Task statement: Copy the data precisely, character for character, and leave out every picture.

Available data:
— Start —
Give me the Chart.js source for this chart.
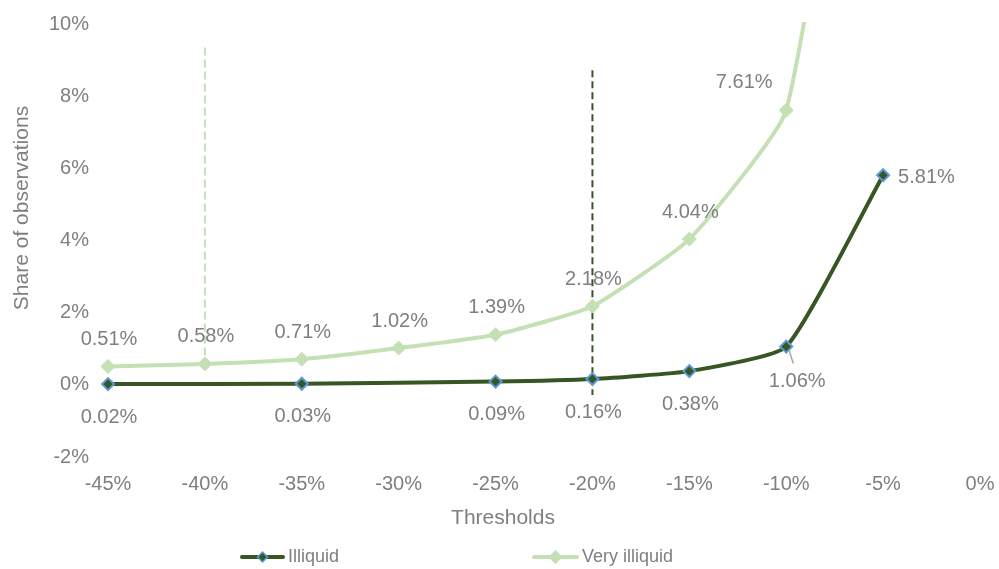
<!DOCTYPE html>
<html>
<head>
<meta charset="utf-8">
<script src="https://cdn.jsdelivr.net/npm/chart.js@4.4.1/dist/chart.umd.min.js"></script>
<style>
    html, body { margin: 0; padding: 0; background: #fff; }
    #wrap { width: 999px; height: 569px; position: relative; }
</style>
</head>
<body>
<div id="wrap"><canvas id="chart"></canvas></div>
<script>
// Chart data
const thresholds = [-45, -40, -35, -30, -25, -20, -15, -10, -5];
const illiquid = [0.02, null, 0.03, null, 0.09, 0.16, 0.38, 1.06, 5.81];
const veryIlliquid = [0.51, 0.58, 0.71, 1.02, 1.39, 2.18, 4.04, 7.61, 24];
const xTicks = [-45, -40, -35, -30, -25, -20, -15, -10, -5, 0];
const yTicks = [-2, 0, 2, 4, 6, 8, 10];
// vertical dashed cut-off markers: threshold, top value, bottom value
const cutoffX = [-40, -20];
const cutoffTop = [9.35, 8.72];
const cutoffBottom = [0.58, -0.28];

const colors = {
    dark: '#375623',
    light: '#c5e0b4',
    marker: '#5b9bd5',
    text: '#7f7f7f'
};
const FONT = '"Liberation Sans", Arial, sans-serif';

function toPoints(values) {
    return thresholds
        .map((x, i) => ({ x: x, y: values[i] }))
        .filter(p => p.y !== null);
}

function fmt(v) {
    return v.toFixed(2) + '%';
}

// Data labels, axis titles and legend
const annotate = {
    id: 'annotate',
    afterDatasetsDraw(chart, args, opts) {
        const ctx = chart.ctx;
        const yMax = chart.scales.y.max;
        ctx.save();
        ctx.font = '20px ' + FONT;
        ctx.fillStyle = colors.text;
        ctx.textBaseline = 'middle';
        opts.series.forEach(s => {
            const meta = chart.getDatasetMeta(s.index);
            const data = chart.data.datasets[s.index].data;
            meta.data.forEach((pt, i) => {
                if (data[i].y > yMax) return;
                const off = (s.special && s.special[data[i].x]) || s.offset;
                ctx.textAlign = off[2] || 'center';
                ctx.fillText(fmt(data[i].y), pt.x + off[0], pt.y + off[1]);
                if (off[3]) {
                    ctx.strokeStyle = '#a6a6a6';
                    ctx.lineWidth = 1.5;
                    ctx.beginPath();
                    ctx.moveTo(pt.x + 3, pt.y + 4);
                    ctx.lineTo(pt.x + 7, pt.y + 17);
                    ctx.stroke();
                }
            });
        });
        ctx.restore();
    },
    afterDraw(chart) {
        const ctx = chart.ctx;
        ctx.save();
        ctx.fillStyle = colors.text;
        ctx.textBaseline = 'middle';

        // axis titles
        ctx.font = '21px ' + FONT;
        ctx.textAlign = 'center';
        ctx.fillText('Thresholds', 503, 518);
        ctx.save();
        ctx.translate(22, 208);
        ctx.rotate(-Math.PI / 2);
        ctx.fillText('Share of observations', 0, 0);
        ctx.restore();

        // legend
        const items = [
            { label: 'Illiquid', x0: 242, x1: 283, line: colors.dark, fill: colors.dark, border: colors.marker, r: 5 },
            { label: 'Very illiquid', x0: 534, x1: 577, line: colors.light, fill: colors.light, border: colors.light, r: 6 }
        ];
        const y = 557;
        ctx.font = '18px ' + FONT;
        ctx.textAlign = 'left';
        items.forEach(it => {
            ctx.strokeStyle = it.line;
            ctx.lineWidth = 4;
            ctx.lineCap = 'round';
            ctx.beginPath();
            ctx.moveTo(it.x0, y);
            ctx.lineTo(it.x1, y);
            ctx.stroke();
            const cx = (it.x0 + it.x1) / 2;
            ctx.beginPath();
            ctx.moveTo(cx - it.r, y);
            ctx.lineTo(cx, y - it.r);
            ctx.lineTo(cx + it.r, y);
            ctx.lineTo(cx, y + it.r);
            ctx.closePath();
            ctx.fillStyle = it.fill;
            ctx.fill();
            ctx.strokeStyle = it.border;
            ctx.lineWidth = 1.5;
            ctx.stroke();
            ctx.fillStyle = colors.text;
            ctx.fillText(it.label, it.x1 + 5, y);
        });
        ctx.restore();
    }
};

const cutoffSets = cutoffX.map((x, i) => ({
    label: 'cutoff' + i,
    data: [{ x: x, y: cutoffTop[i] }, { x: x, y: cutoffBottom[i] }],
    borderColor: i === 0 ? colors.light : colors.dark,
    borderWidth: 2,
    borderDash: i === 0 ? [8, 4] : [7, 4],
    pointRadius: 0,
    tension: 0,
    order: 3
}));

// fixed axis sizes, and no extra room for the edge tick labels
function fitX(s) {
    s.height = 112;
    s.paddingLeft = 0;
    s.paddingRight = 0;
}
function fitY(s) {
    s.width = 108;
    s.paddingTop = 0;
    s.paddingBottom = 0;
}

// keep edge markers whole, but cut the line at the top of the plot
const seriesClip = { left: 12, right: 12, top: 2, bottom: 12 };

const ctx = document.getElementById('chart');
new Chart(ctx, {
    type: 'line',
    data: {
        datasets: [
            {
                label: 'Illiquid',
                data: toPoints(illiquid),
                borderColor: colors.dark,
                borderWidth: 4,
                backgroundColor: colors.dark,
                pointStyle: 'rectRot',
                pointRadius: 6,
                pointBackgroundColor: colors.dark,
                pointBorderColor: colors.marker,
                pointBorderWidth: 2,
                tension: 0.15,
                clip: seriesClip,
                order: 1
            },
            {
                label: 'Very illiquid',
                data: toPoints(veryIlliquid),
                borderColor: colors.light,
                borderWidth: 4,
                backgroundColor: colors.light,
                pointStyle: 'rectRot',
                pointRadius: 7,
                pointBackgroundColor: colors.light,
                pointBorderColor: colors.light,
                pointBorderWidth: 1,
                tension: 0.15,
                clip: seriesClip,
                order: 2
            }
        ].concat(cutoffSets)
    },
    options: {
        responsive: true,
        maintainAspectRatio: false,
        animation: false,
        layout: {
            padding: { left: 0, right: 19, top: 24, bottom: 0 }
        },
        elements: {
            line: { capBezierPoints: false }
        },
        plugins: {
            legend: { display: false },
            tooltip: { enabled: false },
            annotate: {
                series: [
                    {
                        index: 1,
                        offset: [1, -27],
                        special: { '-10': [-42, -28] }
                    },
                    {
                        index: 0,
                        offset: [1, 33],
                        special: { '-10': [11, 35, 'center', true], '-5': [15, 2, 'left'] }
                    }
                ]
            }
        },
        scales: {
            x: {
                type: 'linear',
                min: -45,
                max: 0,
                grid: { display: false, drawTicks: false },
                border: { display: false },
                afterBuildTicks: s => { s.ticks = xTicks.map(v => ({ value: v })); },
                afterFit: fitX,
                ticks: {
                    padding: 15,
                    color: colors.text,
                    font: { family: FONT, size: 20 },
                    callback: v => v + '%'
                }
            },
            y: {
                min: -2,
                max: 10,
                grid: { display: false, drawTicks: false },
                border: { display: false },
                afterBuildTicks: s => { s.ticks = yTicks.map(v => ({ value: v })); },
                afterFit: fitY,
                ticks: {
                    padding: 19,
                    color: colors.text,
                    font: { family: FONT, size: 20 },
                    callback: v => v + '%'
                }
            }
        }
    },
    plugins: [annotate]
});
</script>
</body>
</html>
— End —
Output of the task:
Give me the Chart.js source for this chart.
<!DOCTYPE html>
<html>
<head>
<meta charset="utf-8">
<script src="https://cdn.jsdelivr.net/npm/chart.js@4.4.1/dist/chart.umd.min.js"></script>
<style>
    html, body { margin: 0; padding: 0; background: #fff; }
    #wrap { width: 999px; height: 569px; position: relative; }
</style>
</head>
<body>
<div id="wrap"><canvas id="chart"></canvas></div>
<script>
// Chart data
const thresholds = [-45, -40, -35, -30, -25, -20, -15, -10, -5];
const illiquid = [0.02, null, 0.03, null, 0.09, 0.16, 0.38, 1.06, 5.81];
const veryIlliquid = [0.51, 0.58, 0.71, 1.02, 1.39, 2.18, 4.04, 7.61, 24];
const xTicks = [-45, -40, -35, -30, -25, -20, -15, -10, -5, 0];
const yTicks = [-2, 0, 2, 4, 6, 8, 10];
// vertical dashed cut-off markers: threshold, top value, bottom value
const cutoffX = [-40, -20];
const cutoffTop = [9.35, 8.72];
const cutoffBottom = [0.58, -0.28];

const colors = {
    dark: '#375623',
    light: '#c5e0b4',
    marker: '#5b9bd5',
    text: '#7f7f7f'
};
const FONT = '"Liberation Sans", Arial, sans-serif';

function toPoints(values) {
    return thresholds
        .map((x, i) => ({ x: x, y: values[i] }))
        .filter(p => p.y !== null);
}

function fmt(v) {
    return v.toFixed(2) + '%';
}

// Data labels, axis titles and legend
const annotate = {
    id: 'annotate',
    afterDatasetsDraw(chart, args, opts) {
        const ctx = chart.ctx;
        const yMax = chart.scales.y.max;
        ctx.save();
        ctx.font = '20px ' + FONT;
        ctx.fillStyle = colors.text;
        ctx.textBaseline = 'middle';
        opts.series.forEach(s => {
            const meta = chart.getDatasetMeta(s.index);
            const data = chart.data.datasets[s.index].data;
            meta.data.forEach((pt, i) => {
                if (data[i].y > yMax) return;
                const off = (s.special && s.special[data[i].x]) || s.offset;
                ctx.textAlign = off[2] || 'center';
                ctx.fillText(fmt(data[i].y), pt.x + off[0], pt.y + off[1]);
                if (off[3]) {
                    ctx.strokeStyle = '#a6a6a6';
                    ctx.lineWidth = 1.5;
                    ctx.beginPath();
                    ctx.moveTo(pt.x + 3, pt.y + 4);
                    ctx.lineTo(pt.x + 7, pt.y + 17);
                    ctx.stroke();
                }
            });
        });
        ctx.restore();
    },
    afterDraw(chart) {
        const ctx = chart.ctx;
        ctx.save();
        ctx.fillStyle = colors.text;
        ctx.textBaseline = 'middle';

        // axis titles
        ctx.font = '21px ' + FONT;
        ctx.textAlign = 'center';
        ctx.fillText('Thresholds', 503, 518);
        ctx.save();
        ctx.translate(22, 208);
        ctx.rotate(-Math.PI / 2);
        ctx.fillText('Share of observations', 0, 0);
        ctx.restore();

        // legend
        const items = [
            { label: 'Illiquid', x0: 242, x1: 283, line: colors.dark, fill: colors.dark, border: colors.marker, r: 5 },
            { label: 'Very illiquid', x0: 534, x1: 577, line: colors.light, fill: colors.light, border: colors.light, r: 6 }
        ];
        const y = 557;
        ctx.font = '18px ' + FONT;
        ctx.textAlign = 'left';
        items.forEach(it => {
            ctx.strokeStyle = it.line;
            ctx.lineWidth = 4;
            ctx.lineCap = 'round';
            ctx.beginPath();
            ctx.moveTo(it.x0, y);
            ctx.lineTo(it.x1, y);
            ctx.stroke();
            const cx = (it.x0 + it.x1) / 2;
            ctx.beginPath();
            ctx.moveTo(cx - it.r, y);
            ctx.lineTo(cx, y - it.r);
            ctx.lineTo(cx + it.r, y);
            ctx.lineTo(cx, y + it.r);
            ctx.closePath();
            ctx.fillStyle = it.fill;
            ctx.fill();
            ctx.strokeStyle = it.border;
            ctx.lineWidth = 1.5;
            ctx.stroke();
            ctx.fillStyle = colors.text;
            ctx.fillText(it.label, it.x1 + 5, y);
        });
        ctx.restore();
    }
};

const cutoffSets = cutoffX.map((x, i) => ({
    label: 'cutoff' + i,
    data: [{ x: x, y: cutoffTop[i] }, { x: x, y: cutoffBottom[i] }],
    borderColor: i === 0 ? colors.light : colors.dark,
    borderWidth: 2,
    borderDash: i === 0 ? [8, 4] : [7, 4],
    pointRadius: 0,
    tension: 0,
    order: 3
}));

// fixed axis sizes, and no extra room for the edge tick labels
function fitX(s) {
    s.height = 112;
    s.paddingLeft = 0;
    s.paddingRight = 0;
}
function fitY(s) {
    s.width = 108;
    s.paddingTop = 0;
    s.paddingBottom = 0;
}

// keep edge markers whole, but cut the line at the top of the plot
const seriesClip = { left: 12, right: 12, top: 2, bottom: 12 };

const ctx = document.getElementById('chart');
new Chart(ctx, {
    type: 'line',
    data: {
        datasets: [
            {
                label: 'Illiquid',
                data: toPoints(illiquid),
                borderColor: colors.dark,
                borderWidth: 4,
                backgroundColor: colors.dark,
                pointStyle: 'rectRot',
                pointRadius: 6,
                pointBackgroundColor: colors.dark,
                pointBorderColor: colors.marker,
                pointBorderWidth: 2,
                tension: 0.15,
                clip: seriesClip,
                order: 1
            },
            {
                label: 'Very illiquid',
                data: toPoints(veryIlliquid),
                borderColor: colors.light,
                borderWidth: 4,
                backgroundColor: colors.light,
                pointStyle: 'rectRot',
                pointRadius: 7,
                pointBackgroundColor: colors.light,
                pointBorderColor: colors.light,
                pointBorderWidth: 1,
                tension: 0.15,
                clip: seriesClip,
                order: 2
            }
        ].concat(cutoffSets)
    },
    options: {
        responsive: true,
        maintainAspectRatio: false,
        animation: false,
        layout: {
            padding: { left: 0, right: 19, top: 24, bottom: 0 }
        },
        elements: {
            line: { capBezierPoints: false }
        },
        plugins: {
            legend: { display: false },
            tooltip: { enabled: false },
            annotate: {
                series: [
                    {
                        index: 1,
                        offset: [1, -27],
                        special: { '-10': [-42, -28] }
                    },
                    {
                        index: 0,
                        offset: [1, 33],
                        special: { '-10': [11, 35, 'center', true], '-5': [15, 2, 'left'] }
                    }
                ]
            }
        },
        scales: {
            x: {
                type: 'linear',
                min: -45,
                max: 0,
                grid: { display: false, drawTicks: false },
                border: { display: false },
                afterBuildTicks: s => { s.ticks = xTicks.map(v => ({ value: v })); },
                afterFit: fitX,
                ticks: {
                    padding: 15,
                    color: colors.text,
                    font: { family: FONT, size: 20 },
                    callback: v => v + '%'
                }
            },
            y: {
                min: -2,
                max: 10,
                grid: { display: false, drawTicks: false },
                border: { display: false },
                afterBuildTicks: s => { s.ticks = yTicks.map(v => ({ value: v })); },
                afterFit: fitY,
                ticks: {
                    padding: 19,
                    color: colors.text,
                    font: { family: FONT, size: 20 },
                    callback: v => v + '%'
                }
            }
        }
    },
    plugins: [annotate]
});
</script>
</body>
</html>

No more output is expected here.